> **Supplied information**:
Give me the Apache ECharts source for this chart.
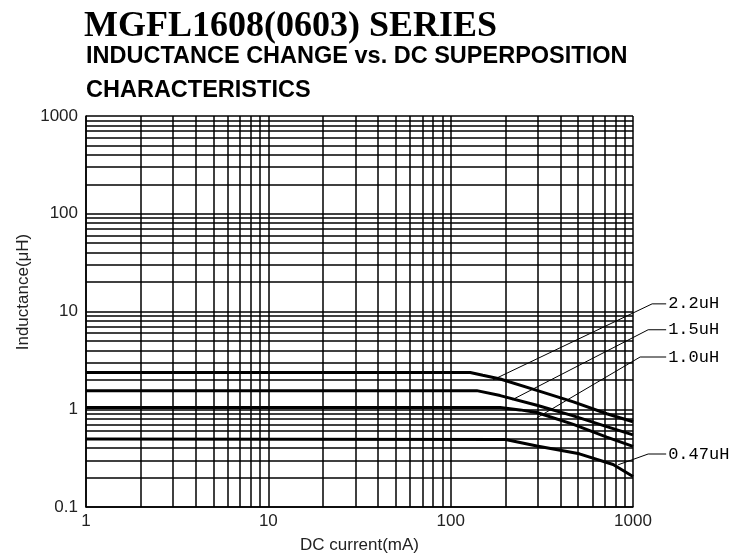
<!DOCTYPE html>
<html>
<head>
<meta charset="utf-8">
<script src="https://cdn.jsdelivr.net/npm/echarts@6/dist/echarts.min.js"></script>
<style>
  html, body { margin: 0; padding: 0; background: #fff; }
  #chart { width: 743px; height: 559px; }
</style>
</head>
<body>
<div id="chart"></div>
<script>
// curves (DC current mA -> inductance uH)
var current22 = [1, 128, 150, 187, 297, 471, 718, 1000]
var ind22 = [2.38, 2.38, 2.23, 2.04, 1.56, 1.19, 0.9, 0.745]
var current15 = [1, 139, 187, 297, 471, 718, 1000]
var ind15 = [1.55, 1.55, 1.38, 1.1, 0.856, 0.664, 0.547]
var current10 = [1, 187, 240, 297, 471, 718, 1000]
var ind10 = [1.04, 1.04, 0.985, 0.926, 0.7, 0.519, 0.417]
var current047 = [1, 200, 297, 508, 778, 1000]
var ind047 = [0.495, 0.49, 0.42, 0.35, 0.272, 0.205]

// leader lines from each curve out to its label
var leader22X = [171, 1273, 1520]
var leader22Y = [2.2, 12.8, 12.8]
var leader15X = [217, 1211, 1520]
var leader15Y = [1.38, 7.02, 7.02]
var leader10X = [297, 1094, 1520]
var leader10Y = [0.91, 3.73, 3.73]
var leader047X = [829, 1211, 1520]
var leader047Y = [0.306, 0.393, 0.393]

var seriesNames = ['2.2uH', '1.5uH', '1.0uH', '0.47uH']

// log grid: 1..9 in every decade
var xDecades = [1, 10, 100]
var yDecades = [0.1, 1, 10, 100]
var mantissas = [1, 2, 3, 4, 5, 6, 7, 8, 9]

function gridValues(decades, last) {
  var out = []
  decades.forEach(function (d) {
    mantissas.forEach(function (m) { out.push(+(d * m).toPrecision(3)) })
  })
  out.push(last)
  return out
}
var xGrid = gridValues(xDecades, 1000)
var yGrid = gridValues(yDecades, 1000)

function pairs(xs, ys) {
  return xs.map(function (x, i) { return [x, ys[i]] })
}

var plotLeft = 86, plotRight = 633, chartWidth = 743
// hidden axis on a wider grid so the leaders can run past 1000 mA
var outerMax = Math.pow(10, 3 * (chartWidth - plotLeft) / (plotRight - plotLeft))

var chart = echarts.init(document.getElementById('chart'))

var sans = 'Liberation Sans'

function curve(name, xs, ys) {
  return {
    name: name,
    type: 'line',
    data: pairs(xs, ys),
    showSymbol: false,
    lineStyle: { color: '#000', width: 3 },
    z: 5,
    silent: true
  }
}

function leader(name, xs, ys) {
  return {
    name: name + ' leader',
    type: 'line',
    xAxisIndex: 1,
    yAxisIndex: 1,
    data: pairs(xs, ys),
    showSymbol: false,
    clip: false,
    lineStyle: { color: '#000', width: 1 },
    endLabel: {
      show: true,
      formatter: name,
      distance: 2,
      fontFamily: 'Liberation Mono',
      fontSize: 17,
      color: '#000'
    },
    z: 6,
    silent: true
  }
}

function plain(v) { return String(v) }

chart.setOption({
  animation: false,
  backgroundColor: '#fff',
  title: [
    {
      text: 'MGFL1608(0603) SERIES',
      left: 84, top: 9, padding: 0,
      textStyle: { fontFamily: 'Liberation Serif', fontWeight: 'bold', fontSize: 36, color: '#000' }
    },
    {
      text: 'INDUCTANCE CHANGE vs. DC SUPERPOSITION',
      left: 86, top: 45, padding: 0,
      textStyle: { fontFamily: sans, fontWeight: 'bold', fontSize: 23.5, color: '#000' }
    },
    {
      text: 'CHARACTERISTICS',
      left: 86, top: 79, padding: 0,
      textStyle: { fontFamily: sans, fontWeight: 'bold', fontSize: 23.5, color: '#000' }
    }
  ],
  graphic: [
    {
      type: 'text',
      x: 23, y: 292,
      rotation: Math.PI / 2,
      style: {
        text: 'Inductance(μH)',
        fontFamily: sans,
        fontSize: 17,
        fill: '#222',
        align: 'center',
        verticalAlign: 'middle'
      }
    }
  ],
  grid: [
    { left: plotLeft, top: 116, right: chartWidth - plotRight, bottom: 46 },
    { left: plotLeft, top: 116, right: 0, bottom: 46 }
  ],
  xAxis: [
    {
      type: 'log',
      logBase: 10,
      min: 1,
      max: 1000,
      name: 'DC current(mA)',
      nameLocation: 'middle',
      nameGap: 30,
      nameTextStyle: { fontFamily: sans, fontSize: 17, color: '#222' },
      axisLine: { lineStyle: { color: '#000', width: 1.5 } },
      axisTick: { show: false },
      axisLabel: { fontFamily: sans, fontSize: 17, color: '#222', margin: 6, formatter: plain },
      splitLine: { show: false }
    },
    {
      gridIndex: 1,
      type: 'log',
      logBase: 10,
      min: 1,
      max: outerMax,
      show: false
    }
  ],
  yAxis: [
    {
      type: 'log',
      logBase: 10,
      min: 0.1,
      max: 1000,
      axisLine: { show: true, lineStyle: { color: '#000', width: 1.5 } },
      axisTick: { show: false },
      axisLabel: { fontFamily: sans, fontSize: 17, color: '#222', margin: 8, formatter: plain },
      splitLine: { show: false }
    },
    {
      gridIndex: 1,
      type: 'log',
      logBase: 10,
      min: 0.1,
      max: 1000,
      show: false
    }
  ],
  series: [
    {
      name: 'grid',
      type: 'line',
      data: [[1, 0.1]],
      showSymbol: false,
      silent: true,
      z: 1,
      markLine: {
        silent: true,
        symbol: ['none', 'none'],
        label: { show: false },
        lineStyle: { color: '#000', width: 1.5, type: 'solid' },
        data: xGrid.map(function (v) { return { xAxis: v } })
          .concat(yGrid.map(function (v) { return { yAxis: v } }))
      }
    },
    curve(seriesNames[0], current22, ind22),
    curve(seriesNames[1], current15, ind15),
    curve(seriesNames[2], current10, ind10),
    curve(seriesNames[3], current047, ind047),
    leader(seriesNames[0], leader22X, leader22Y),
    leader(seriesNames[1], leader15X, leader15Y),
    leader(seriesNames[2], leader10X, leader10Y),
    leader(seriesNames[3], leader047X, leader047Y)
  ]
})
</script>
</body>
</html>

> **What you have to do**:
Give again, word for word, every line from the top of the data above to the line holding "var ind047 = [0.495, 0.49, 0.42, 0.35, 0.272, 0.205]", inclusive, with the pictures left out.

> **The completed task**:
Give me the Apache ECharts source for this chart.
<!DOCTYPE html>
<html>
<head>
<meta charset="utf-8">
<script src="https://cdn.jsdelivr.net/npm/echarts@6/dist/echarts.min.js"></script>
<style>
  html, body { margin: 0; padding: 0; background: #fff; }
  #chart { width: 743px; height: 559px; }
</style>
</head>
<body>
<div id="chart"></div>
<script>
// curves (DC current mA -> inductance uH)
var current22 = [1, 128, 150, 187, 297, 471, 718, 1000]
var ind22 = [2.38, 2.38, 2.23, 2.04, 1.56, 1.19, 0.9, 0.745]
var current15 = [1, 139, 187, 297, 471, 718, 1000]
var ind15 = [1.55, 1.55, 1.38, 1.1, 0.856, 0.664, 0.547]
var current10 = [1, 187, 240, 297, 471, 718, 1000]
var ind10 = [1.04, 1.04, 0.985, 0.926, 0.7, 0.519, 0.417]
var current047 = [1, 200, 297, 508, 778, 1000]
var ind047 = [0.495, 0.49, 0.42, 0.35, 0.272, 0.205]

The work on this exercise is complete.